The King of Fighters: The Orochi Saga PS2 Review

The early 90’s saw the release of Capcom’s Street Fighter II, which popularised and forever changed the one-on-one fighting game genre. SNK had responded with the likes of Fatal Fury, Art of Fighting, and in 1994, combining characters from both games (as well as the likes of Ikari Warriors and Psycho Soldier), The King of Fighters series was born.

As it stands today the 12th instalment in the series is in the works, although this collection brings together The Orochi Saga, which is the first four games in the series, as well as a fifth game, the dream match edition that was The King of Fighters ‘98.

The first game in the series, The King of Fighters ’94, introduced some mechanics that have remained popular until this very day. The three-on-three battles meant that matches could go on for five rounds before the victor emerged, with fresh characters jumping into the fray when others were defeated, continuing until an entire trio of any one team had been punched out. It’s a shame that they weren’t kind enough to include the 2004 PS2 remake, The King of Fighters ‘94 Rebout, which has so far only been released in Japan.

The King of Fighters ‘95 was a safe sequel with few significant changes. A fan pleasing addition was the option to create your very own team of three fighters, which meant that you weren’t stuck with a particular trio of characters, although preset teams were also an option. Historically this is also where Iori Yagami made his debut, a fighter that has become one of the most recognisable icons in the series.

The King of Fighters ‘96 saw the famed dodge mechanic turned into a roll, balance issues were looked at and the game was more focussed on up and close battles as opposed to tossing projectiles from a distance. It was also given a significant graphical upgrade and Super Desperation moves were thrown into the mix.

The King of Fighters ‘97 gave you the option to switch between either a meter that could be charged up for specials or another that just sensibly filled up as the fights wore on.

The final game in the package is The King of Fighters ‘98: Dream Match Never Ends, and as the Orochi Saga story arc came to a head in the 1997 game this has no connection to that storyline, in fact it has no story whatsoever. The game changed very little, instead it was a love letter to the fans, bringing together a massive amount of characters from all the previous games. Absent fighters returned and certain characters were miraculously brought back from the dead to make all these dream matches possible. Again, like The King of Fighters ‘94, the game received the remake treatment with The King of Fighters ‘98 Ultimate Match, released earlier this year in Japan.

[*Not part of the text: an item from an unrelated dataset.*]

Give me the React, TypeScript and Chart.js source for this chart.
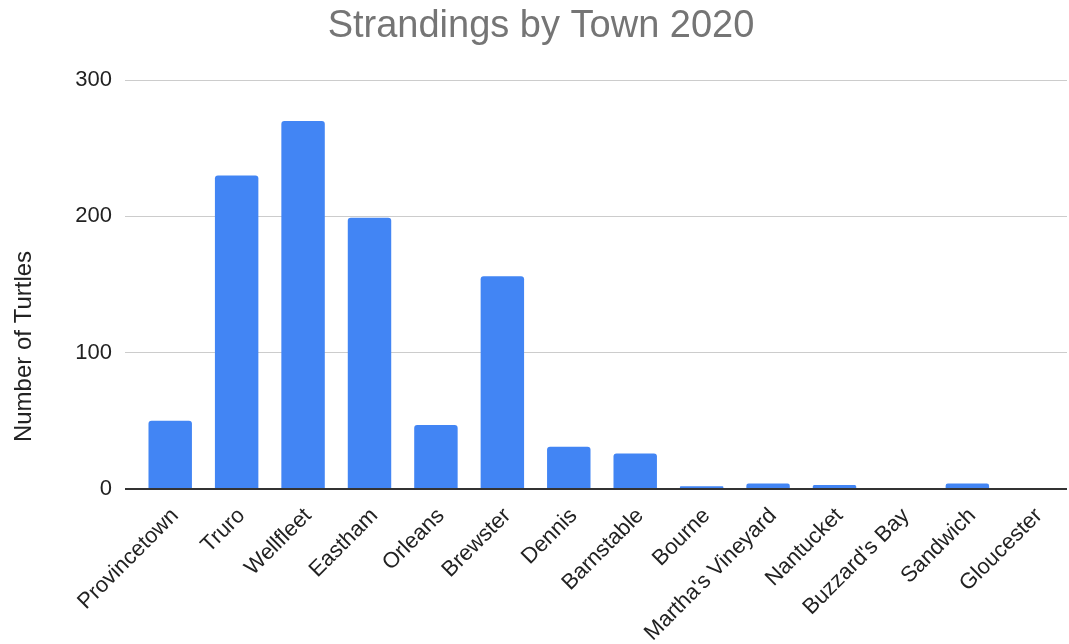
import React, { useEffect, useRef } from "react";
import { Chart, registerables } from "chart.js";

Chart.register(...registerables);

const TITLE = "Strandings by Town 2020";
const Y_TITLE = "Number of Turtles";
const towns = [
  "Provincetown",
  "Truro",
  "Wellfleet",
  "Eastham",
  "Orleans",
  "Brewster",
  "Dennis",
  "Barnstable",
  "Bourne",
  "Martha's Vineyard",
  "Nantucket",
  "Buzzard's Bay",
  "Sandwich",
  "Gloucester",
];
const strandings = [50, 230, 270, 199, 47, 156, 31, 26, 2, 4, 3, 0, 4, 0];
const yTicks = [0, 100, 200, 300];

const FONT = "Arial, 'Liberation Sans', sans-serif";

const titlesPlugin = {
  id: "titlesPlugin",
  afterDraw(chart: any) {
    const ctx = chart.ctx;
    ctx.save();
    ctx.fillStyle = "#757575";
    ctx.font = `38px ${FONT}`;
    ctx.textAlign = "center";
    ctx.textBaseline = "alphabetic";
    ctx.fillText(TITLE, 541, 37);
    ctx.translate(31, 346.5);
    ctx.rotate(-Math.PI / 2);
    ctx.fillStyle = "#222";
    ctx.font = `24px ${FONT}`;
    ctx.textAlign = "center";
    ctx.textBaseline = "alphabetic";
    ctx.fillText(Y_TITLE, 0, 0);
    ctx.restore();
  },
};

export default function App() {
  const ref = useRef<HTMLCanvasElement | null>(null);
  useEffect(() => {
    if (!ref.current) return;
    const chart = new Chart(ref.current, {
      type: "bar",
      data: {
        labels: towns,
        datasets: [
          {
            data: strandings,
            backgroundColor: "#4285F4",
            borderRadius: 3,
            barPercentage: 0.654,
            categoryPercentage: 1,
          },
        ],
      },
      plugins: [titlesPlugin],
      options: {
        animation: false,
        responsive: true,
        maintainAspectRatio: false,
        layout: { padding: { left: 0, right: 2, top: 80, bottom: 0 } },
        plugins: {
          legend: { display: false },
          tooltip: { enabled: false },
          title: { display: false },
        },
        scales: {
          x: {
            border: { display: false },
            grid: { display: false, drawTicks: false },
            ticks: {
              autoSkip: false,
              minRotation: 45,
              maxRotation: 45,
              padding: 14,
              labelOffset: 5,
              color: "#222",
              font: { family: FONT, size: 22 },
            },
            afterFit: (s: any) => {
              s.height = 644 - 80 - 409 - 0;
            },
          },
          y: {
            min: 0,
            max: 300,
            border: { display: false },
            afterBuildTicks: (s: any) => {
              s.ticks = yTicks.map((v) => ({ value: v }));
            },
            afterFit: (s: any) => {
              s.width = 137;
            },
            grid: {
              color: (c: any) => (c.tick && c.tick.value === 0 ? "#333" : "#cccccc"),
              lineWidth: (c: any) => (c.tick && c.tick.value === 0 ? 2 : 1),
              tickLength: 12,
            },
            ticks: {
              padding: 13,
              color: "#222",
              font: { family: FONT, size: 22 },
            },
          },
        },
      },
    });
    return () => chart.destroy();
  }, []);
  return (
    <div style={{ position: "fixed", left: 0, top: 0, width: 1069, height: 644, background: "#fff" }}>
      <canvas ref={ref} />
    </div>
  );
}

So that’s all the games then, extras come in the form of a 20 mission challenge mode, with unlock-able music and artwork. This will please long time fans looking for a little extra in the compilation.

The King of Fighters Collection: The Orochi Saga is a piece of history that fans of the series will treasure and certainly something to look into if you want to discover some of the best 2D fighting games from the 1990’s.